Unit and Multiplication
We return to the question of notation; what does "1 ball" mean? OK it means "one ball", but then we say "2 ball" is its successor. It feels like we are thinking of it as one word, in fact we are, so from now on we use "1_ball for "1 ball" and "n_ball" for "n ball". Remember numbers can only refer to one "thing"; "one thing" can be "one thing or another thing", but that really counts as "one thing". The two operands and the sum in addition are numbers for the same "thing".
Multiplication is altogether a different matter. The numbers in each operand and the product can be numbers of different "things". For multiplication we must learn how to work with this difference. An addition problem deals with one "thing", and the arithmetic for addition could be considered independently of that "thing". This is the not the case for multiplication.
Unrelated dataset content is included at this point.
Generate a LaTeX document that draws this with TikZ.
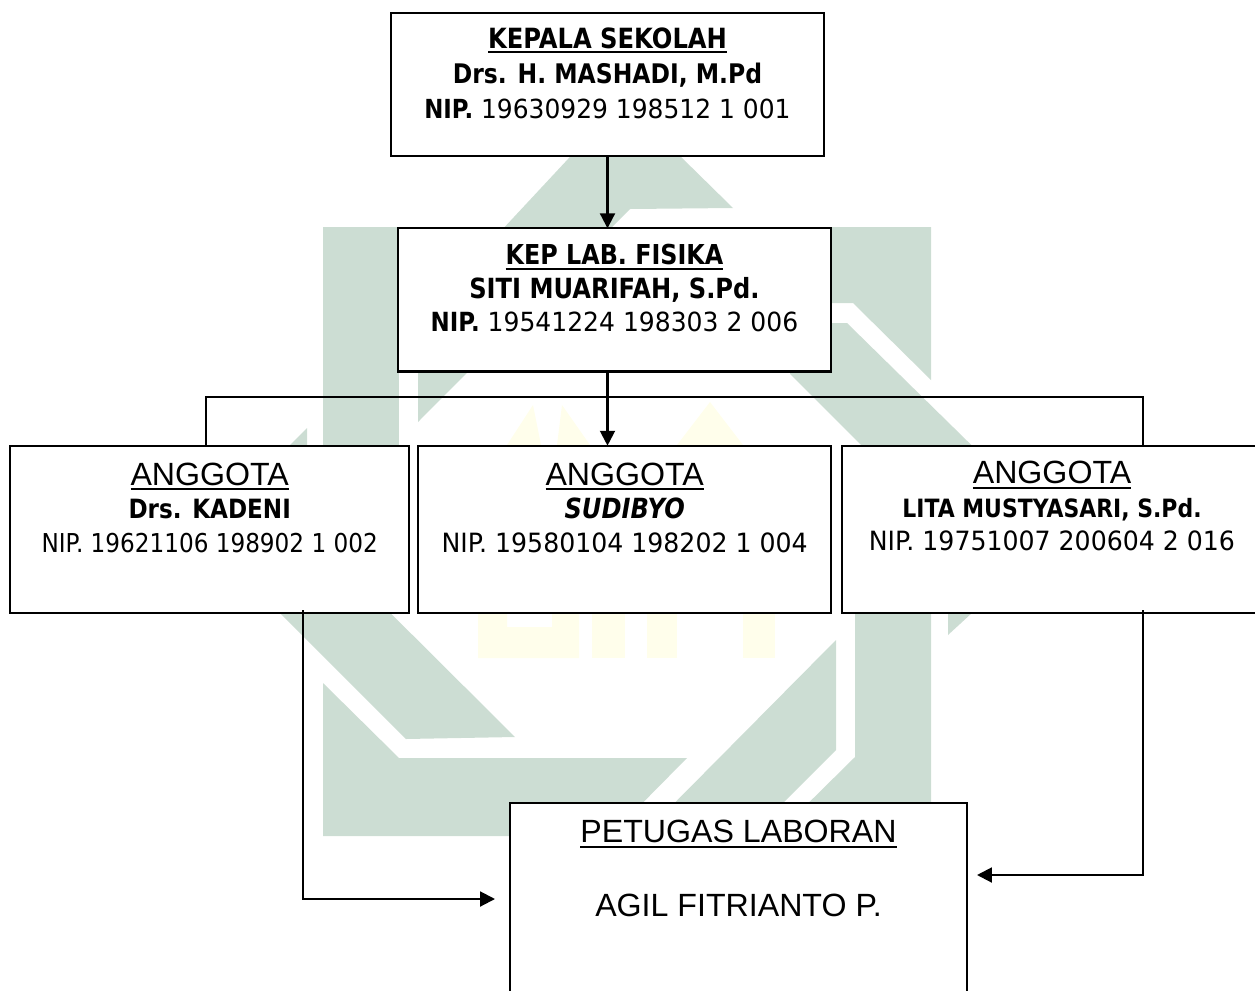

We need to conform with the common nomenclature: "1_ball" is the counting unit for balls, and etc. To to do useful work with multiplication a student needs unit sense, number sense is insufficient. The secret for solving real problems is to get the units straightened out first, the operations second, and the numbers last.
There are Three Different Multiplications ,
- Only one operand has a unit. These are multiplications where "x" is often pronounced "times". Examples: ** An example is: n x (m_cages) = m x (n_cages) = (n x m)_cages. These can be derived by arguments you must be tired of. ** 3 x (6_rabbit) = 3_rabbit x 6 = (3 x 6)_rabbit = 18_rabbit.
- Each operand has its own unit, but the two units can be related to produce one: One unit is a for a rate or ratio that acts on the unit of the second to produce a third unit from the rate unit. Examples: ** 3_(rabbits/cage) x 6_cage = 3_(rabbits/cage x cage) x 6 = 3_rabbit x 6 = (3x6)_rabbit = 18_rabbit, ** 3_(miles/hour) x 6_hour = 3_(miles/hour x hour) x 6 = 18_mile.
- Each operand has its own unit, but now multiplication ties them together. In the previous two cases the product is the number of "thing"s. Now the product is the number of pairings of one operand's unit with the other operand's unit. The meaning of the pairing varies with the problem. Here multiplication acts on the "things" themselves and not just on the number of things; unit sense is central to the problem; e.g. two perpendicular lengths, one dimensional figures, can be multiplied to produce a two dimensional, rectangular-shaped surface. This is not elementary mathematics, but the sense of it is. Now we have a multiplication that goes beyond multiple adding. Examples: ** 6_cage x 3_rabbit = (6 x 3)_(cage,rabbit) = 18_(cage,rabbit) , is a pairing of a cage unit with a rabbit unit. In this case 1 rabbit with 1 cage. Each of the 18 pairings can not exist at the same time, there are not enough rabbits, or there too many cages. There are 18 distinct ways to pair a cage with a rabbit. If we think of a rabbit as well as a cage as points, then a (cage,rabbit) is a pair of points that locates the pair. This is much like a two dimensional Cartesian coordinate system, and indeed the pair is the result of a Cartesian product of sets, in this case one of cages and another of rabbits. Let me end with an example that shows multiplication producing a measure of a two-dimensional object, the area of a rectangle, from two one-dimensional objects, the Length side, 6_ftL, and the Width side, 3_ftW. The Length side is perpendicular to the Width side. Each side length has the measure unit, foot(ft). The area is given by ** 6_ftL x 3ftW = (6 x 3) x( 1_ftL x 1_ftW) = 18_square-ft.
Summary
- You can construct the Natural Numbers you need, including a Natural Number count of Things.
- On the system of these numbers, the Natural Number system, you can define a process for addition and one for multiplication that constructs a Natural Number for the sum or the product. This also works for Natural Number counts of "Things". In later posts, the Integers, the positive and negative whole numbers, will be defined in terms of the Natural Number system. Integer arithmetic, including subtraction is also defined in terms of Natural Number arithmetic. Finally the Rational Number system along with division is defined in terms of the Integer Number system; and now we have the complete picture of elementary school arithmetic based on the Natural Number system.
- Multiplication can be multiple addition for either Natural Numbers of Natural Numbers of Things. It can also be a Cartesian Product that produces pairings.
Conclusion
There is a straight forward constructive path through school arithmetic based on Natural Numbers.